#### [What the exercise asks]
From the listing below, output the lines between the one with "Output the component" and the one with "const TIGHT = '-3.5px';", including those two, and nothing else. Pictures are not copied.

[Records with drawing code]
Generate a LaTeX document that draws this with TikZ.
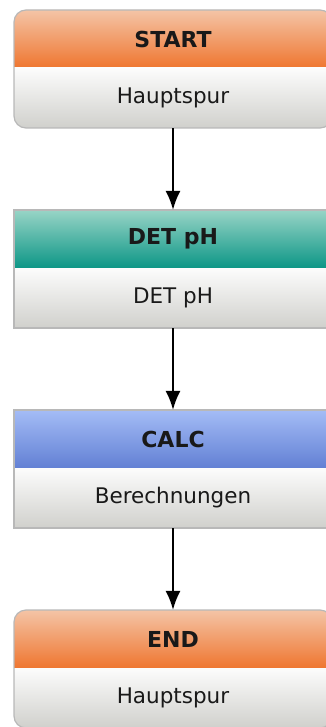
\documentclass[tikz,border=0pt]{standalone}
\usepackage{fontspec}
\setmainfont{DejaVu Sans}
\usetikzlibrary{arrows.meta}
\definecolor{orTop}{RGB}{244,196,166}
\definecolor{orBot}{RGB}{239,118,48}
\definecolor{tlTop}{RGB}{152,212,198}
\definecolor{tlBot}{RGB}{12,150,134}
\definecolor{blTop}{RGB}{164,188,246}
\definecolor{blBot}{RGB}{98,128,212}
\definecolor{bdTop}{RGB}{252,252,252}
\definecolor{bdBot}{RGB}{208,208,204}
\definecolor{frameGray}{RGB}{184,184,184}
\tikzset{headbox/.style={
  minimum width=318pt,minimum height=58pt,inner sep=0pt,
  font=\fontsize{22}{26}\selectfont\bfseries,text=black!90
  },
  bodybox/.style={
  minimum width=318pt,minimum height=60pt,inner sep=0pt,
  font=\fontsize{21.5}{26}\selectfont,text=black!90
  },
  frame/.style={frameGray,line width=1.2pt},
  my arrow/.style={
  black,line width=1.6pt,
  -{Latex[length=19pt,width=15pt]}
  }
}

\begin{document}
\begin{tikzpicture}[x=1pt,y=-1pt]
    \useasboundingbox (0,0) rectangle (326,727);
    \clip (0,0) rectangle (326,727);

    % one block per step: shaded title bar over a grey body
    \foreach \t/\hd/\bd/\ctop/\cbot/\r [count=\n] in {10/START/Hauptspur/orTop/orBot/12,210/DET pH/DET pH/tlTop/tlBot/0,410/CALC/Berechnungen/blTop/blBot/0,610/END/Hauptspur/orTop/orBot/12}
    {
        \begin{scope}
            \clip[rounded corners=\r pt] (14,\t) rectangle (332,\t+118);
            \shade[top color=\ctop,bottom color=\cbot] (14,\t) rectangle (332,\t+58);
            \shade[top color=bdTop,bottom color=bdBot] (14,\t+58) rectangle (332,\t+118);
        \end{scope}
        \draw[frame,rounded corners=\r pt] (14,\t) rectangle (332,\t+118);
        \node[headbox] (h\n) at (173,\t+29) {\hd};
        \node[bodybox] (b\n) at (173,\t+88) {\bd};
    }

    \foreach \n [evaluate=\n as \m using int(\n+1)] in {1,2,3}
        \draw[my arrow] (b\n.south) -- (h\m.north);
\end{tikzpicture}
\end{document}
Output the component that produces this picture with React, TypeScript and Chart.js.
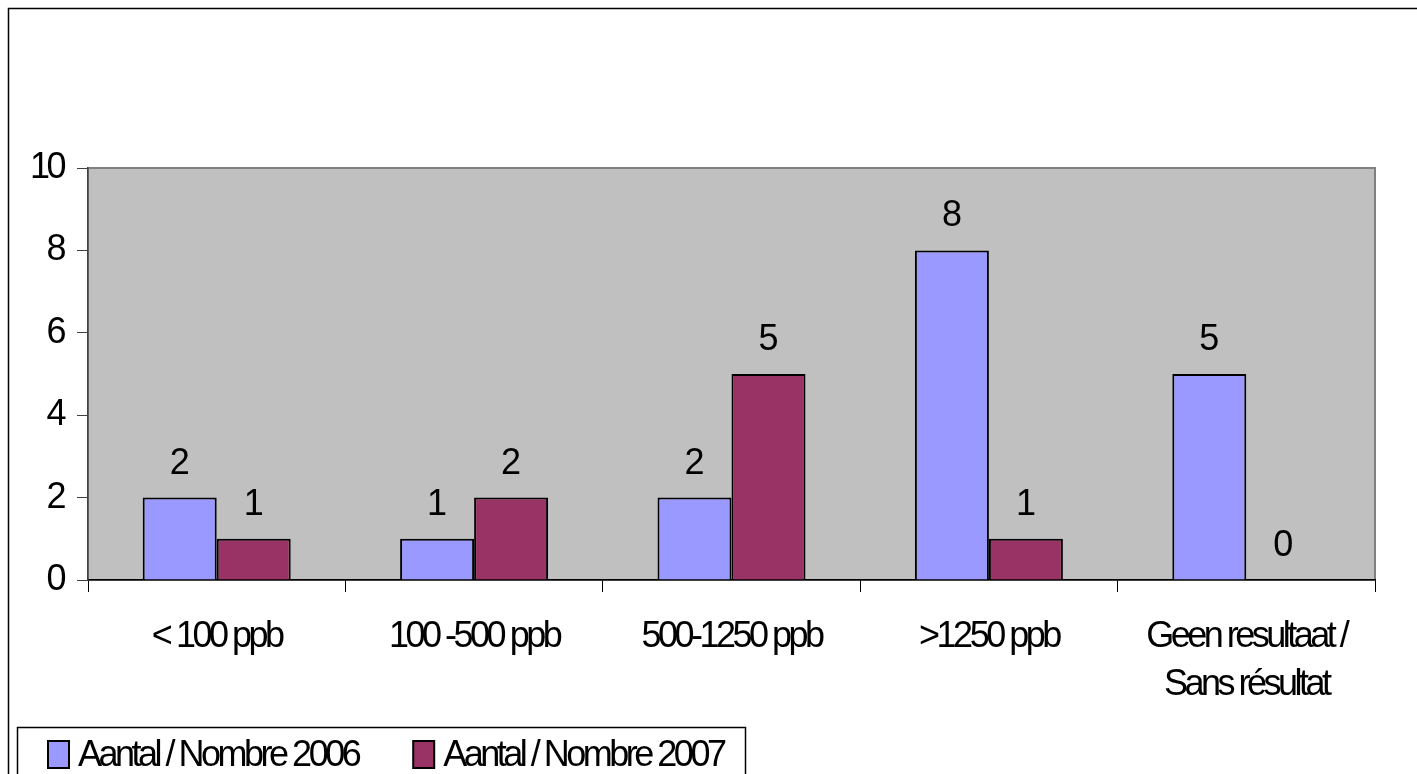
import { useEffect, useRef } from 'react';
import { Chart, registerables } from 'chart.js';

Chart.register(...registerables);

const categories: (string | string[])[] = [
  '< 100 ppb',
  '100 -500 ppb',
  '500-1250 ppb',
  '>1250 ppb',
  ['Geen resultaat /', 'Sans résultat'],
];
const series2006 = [2, 1, 2, 8, 5];
const series2007 = [1, 2, 5, 1, 0];
const seriesNames = ['Aantal / Nombre 2006', 'Aantal / Nombre 2007'];
const yTickValues = [0, 2, 4, 6, 8, 10];

const FONT = '"Liberation Sans", Arial, sans-serif';
const TIGHT = '-3.5px';

const framePlugin = {
  id: 'frame',
  beforeDraw(chart: any) {
    const { ctx, chartArea: a } = chart;
    ctx.save();
    ctx.fillStyle = '#ffffff';
    ctx.fillRect(0, 0, chart.width, chart.height);
    ctx.strokeStyle = '#000000';
    ctx.lineWidth = 1.5;
    ctx.strokeRect(8.5, 8.5, chart.width + 50, chart.height + 50);
    ctx.fillStyle = '#C0C0C0';
    ctx.fillRect(a.left, a.top, a.right - a.left, a.bottom - a.top);
    ctx.strokeStyle = '#808080';
    ctx.lineWidth = 2;
    ctx.strokeRect(a.left, a.top, a.right - a.left, a.bottom - a.top);
    ctx.restore();
    (ctx as any).letterSpacing = TIGHT;
  },
};

const labelPlugin = {
  id: 'valueLabels',
  afterDatasetsDraw(chart: any) {
    const { ctx } = chart;
    ctx.save();
    (ctx as any).letterSpacing = '0px';
    ctx.fillStyle = '#000000';
    ctx.font = `36px ${FONT}`;
    ctx.textAlign = 'center';
    ctx.textBaseline = 'alphabetic';
    chart.data.datasets.forEach((ds: any, i: number) => {
      const meta = chart.getDatasetMeta(i);
      meta.data.forEach((el: any, j: number) => {
        ctx.fillText(String(ds.data[j]), el.x, el.y - 24);
      });
    });
    ctx.restore();
  },
};

const legendPlugin = {
  id: 'boxLegend',
  afterDraw(chart: any) {
    const { ctx } = chart;
    ctx.save();
    (ctx as any).letterSpacing = '-3.5px';
    ctx.strokeStyle = '#000000';
    ctx.lineWidth = 1.5;
    ctx.strokeRect(17.5, 727.5, 728, 100);
    ctx.font = `36px ${FONT}`;
    ctx.textBaseline = 'middle';
    ctx.textAlign = 'left';
    let x = 48;
    chart.data.datasets.forEach((ds: any) => {
      ctx.fillStyle = ds.backgroundColor;
      ctx.fillRect(x, 741, 21, 27);
      ctx.strokeStyle = '#000000';
      ctx.lineWidth = 2;
      ctx.strokeRect(x, 741, 21, 27);
      ctx.fillStyle = '#000000';
      ctx.fillText(ds.label, x + 30, 756);
      x += 30 + ctx.measureText(ds.label).width + 55;
    });
    ctx.restore();
    (ctx as any).letterSpacing = '0px';
  },
};

export default function App() {
  const ref = useRef<HTMLCanvasElement | null>(null);

  useEffect(() => {
    if (!ref.current) return;
    const chart = new Chart(ref.current, {
      type: 'bar',
      data: {
        labels: categories,
        datasets: [
          {
            label: seriesNames[0],
            data: series2006,
            backgroundColor: '#9999FF',
            borderColor: '#000000',
            borderWidth: 2,
            categoryPercentage: 0.575,
            barPercentage: 1,
          },
          {
            label: seriesNames[1],
            data: series2007,
            backgroundColor: '#993366',
            borderColor: '#000000',
            borderWidth: 2,
            categoryPercentage: 0.575,
            barPercentage: 1,
          },
        ],
      },
      options: {
        responsive: false,
        animation: false,
        layout: { padding: { top: 168, right: 42, bottom: 0, left: 0 } },
        plugins: {
          legend: { display: false },
          tooltip: { enabled: false },
        },
        scales: {
          x: {
            grid: {
              offset: true,
              drawOnChartArea: false,
              drawTicks: true,
              tickLength: 12,
              color: '#000000',
            },
            border: { color: '#000000', width: 1.5 },
            ticks: {
              color: '#000000',
              font: { family: FONT, size: 36, lineHeight: 1.33 },
              padding: 21,
              maxRotation: 0,
              autoSkip: false,
            },
            afterFit(scale: any) {
              scale.height = 194;
            },
          },
          y: {
            min: 0,
            max: 10,
            grid: {
              drawOnChartArea: false,
              drawTicks: true,
              tickLength: 11,
              color: '#404040',
            },
            border: { color: '#404040', width: 1.5 },
            ticks: {
              color: '#000000',
              font: { family: FONT, size: 36 },
              padding: 14,
            },
            afterBuildTicks(scale: any) {
              scale.ticks = yTickValues.map((v) => ({ value: v }));
            },
            afterFit(scale: any) {
              scale.width = 88;
            },
          },
        },
      },
      plugins: [framePlugin, labelPlugin, legendPlugin],
    });
    return () => chart.destroy();
  }, []);

  return (
    <div style={{ position: 'fixed', left: 0, top: 0, width: 1417, height: 774, overflow: 'hidden', background: '#fff' }}>
      <canvas ref={ref} width={1417} height={774} style={{ display: 'block', width: 1417, height: 774 }} />
    </div>
  );
}
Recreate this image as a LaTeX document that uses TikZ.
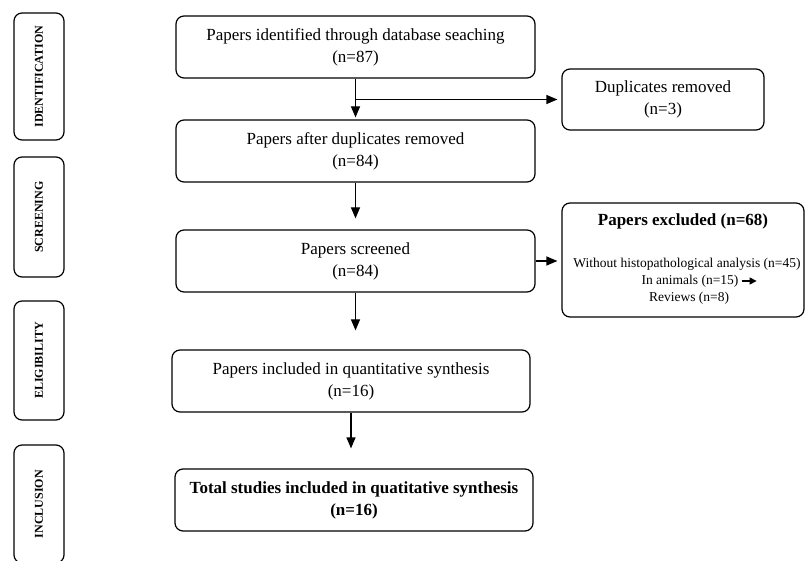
\documentclass[tikz,border=0pt]{standalone}
\usepackage{fontspec}
\setmainfont{Liberation Serif}
\usetikzlibrary{positioning,arrows.meta}

\begin{document}
\begin{tikzpicture}[x=1pt, y=-1pt,
			box/.style   = {draw, rectangle, rounded corners=8pt, line width=1.2pt, align=center, inner sep=2pt, font=\fontsize{17}{22}\selectfont},
			mainbox/.style = {box, minimum width=359pt, minimum height=62pt},
			stage/.style = {box, rotate=90, minimum width=#1, minimum height=50pt, font=\fontsize{12}{14}\selectfont\bfseries},
			item/.style  = {inner sep=3pt, font=\fontsize{13.5}{16}\selectfont},
			arr/.style   = {-{Triangle[length=11pt,width=9pt]}, line width=1.2pt},
			smallarr/.style = {-{Triangle[length=7pt,width=7pt]}, line width=1.1pt}]
			
			\clip (0,0) rectangle (806,561);
			
			% stages on the left
			\foreach \n/\y/\h/\name in {1/76.5/127/IDENTIFICATION, 2/217/120/SCREENING, 3/360.5/119/ELIGIBILITY, 4/504/118/INCLUSION}
			\node[stage=\h pt] (s\n) at (39,\y) {\name};
			
			% main column
			\node[mainbox] (b1) at (355.5,47) {Papers identified through database seaching\\(n=87)};
			\node[mainbox] (b2) at (355.5,151) {Papers after duplicates removed\\(n=84)};
			\node[mainbox] (b3) at (355.5,261) {Papers screened\\(n=84)};
			\node[mainbox, minimum width=358pt] (b4) at (351,381) {Papers included in quantitative synthesis\\(n=16)};
			\node[mainbox, minimum width=358pt, font=\fontsize{17}{22}\selectfont\bfseries] (b5) at (354,500) {Total studies included in quatitative synthesis\\(n=16)};
			
			% boxes on the right
			\node[box, minimum width=202pt, minimum height=61pt] (dup) at (663,99.5) {Duplicates removed\\(n=3)};
			\node[box, minimum width=242pt, minimum height=114pt] (exc) at (683,260) {};
			\node[font=\fontsize{17}{20}\selectfont\bfseries] (exct) at (683,221) {Papers excluded (n=68)};
			\node[item] (e1) at (687,264) {Without histopathological analysis (n=45)};
			\node[item, on grid, below=17pt of e1, xshift=3pt] (e2) {In animals (n=15)};
			\node[item, on grid, below=17pt of e2, xshift=-1pt] (e3) {Reviews (n=8)};
			\coordinate[right=15pt of e2.east] (e2end);
			
			% arrows
			\draw[arr, shorten >=2pt] (b1) -- (b2);
			\draw[arr, shorten >=4pt] (b1.south |- dup.west) -- (dup.west);
			\draw[arr, shorten >=11pt] (b2) -- (b3);
			\draw[arr, shorten >=4pt] (b3.east) -- (b3.east -| exc.west);
			\draw[arr, shorten >=19pt] (b3.south) -- (b3.south |- b4.north);
			\draw[arr, shorten >=20pt] (b4.south) -- (b4.south |- b5.north);
			\draw[smallarr] (e2.east) -- (e2end);
		\end{tikzpicture}
\end{document}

#### [Exercise result]
Output the component that produces this picture with React, TypeScript and Chart.js.
import { useEffect, useRef } from 'react';
import { Chart, registerables } from 'chart.js';

Chart.register(...registerables);

const categories: (string | string[])[] = [
  '< 100 ppb',
  '100 -500 ppb',
  '500-1250 ppb',
  '>1250 ppb',
  ['Geen resultaat /', 'Sans résultat'],
];
const series2006 = [2, 1, 2, 8, 5];
const series2007 = [1, 2, 5, 1, 0];
const seriesNames = ['Aantal / Nombre 2006', 'Aantal / Nombre 2007'];
const yTickValues = [0, 2, 4, 6, 8, 10];

const FONT = '"Liberation Sans", Arial, sans-serif';
const TIGHT = '-3.5px';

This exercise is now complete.